I've got a question. How quickly do systems become out of date or obsolete? Is it quick? How quickly are you, if it's quick, how quickly are you able to update the systems?
So in general, I would say that in the drone space, and that's sometimes true in the commercial and the defense, but if I'll try to give an average, a drone lifespan will be between three to five years. Once it's went through all those years and that's a super vibrant and super harsh environment, the customer or the user will have to replace the entire thing. And that's when they update their hardware. I would say that today we have Halos that are out in the field for more than six years already, operating on different drones and different robots. So we are very comfortable with that. In terms of life, there are components that are getting to end of life. We are good until 2032 in terms of that. And obviously, if we will get there with the same set of hardware, we will find replacements. We're feeling very comfortable in terms of the lifetime value of the Halo.
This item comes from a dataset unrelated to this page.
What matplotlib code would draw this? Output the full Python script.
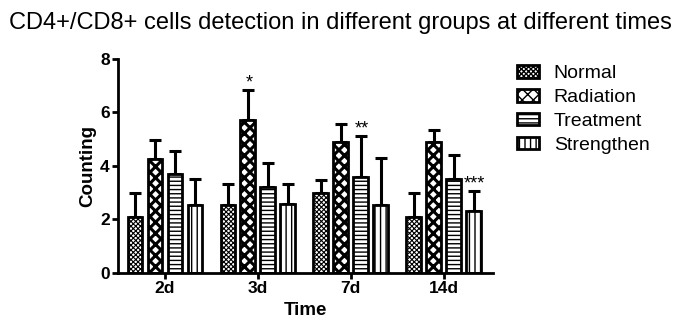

Well, we've come to the end of the session. I've got one last question. It's just a specific one about your supply chain. And everyone's noticed that the memory market seems to be a significant price increase in global memory. Given your capital-like manufacturing model and the simplified hardware design of Halo, how is L-Site mitigating these supply chain costs to ensure your hardware margins remain protected?
I will start by saying that I think that will go and will be more challenging over time because seeing what the U.S. are currently doing with not being able to buy any Chinese components, thankfully we are already there, but I think those supply chain challenges will only get worse over time, not for L-side in general in the electronic market, But on our side, I must say that we're not feeling very much these lead times constraints or these tensions because of how we run our supply chain. I want to remind you for those of you that with us since COVID, when there was a crisis for chips at all over the world, we were able to get through that by having those very, very steady and resilient supply chain, I would say. In terms of margin and cost, we do see some increase in prices on the component. I think we have a lot to do there. yet in terms of until it will actually affect our gross margin. And obviously, as the prices will continue to increase there, or if the prices will continue to increase there, that will be also rolled down to our price of our product, and we will keep the same margin. Our customers are very well educated in terms of cost and production cost and component cost and so on. So I don't think that will hurt our margin or gross margins in general.
That's the last question, Yav. Thank you very much for the presentation. And thank you to all of you attendees for your questions and your support. On behalf of the board, I want to congratulate Yav and his team on a fabulous job and the work they're doing to set this company up and our investors for a strong future. Thank you again, everybody. And good afternoon. Good morning.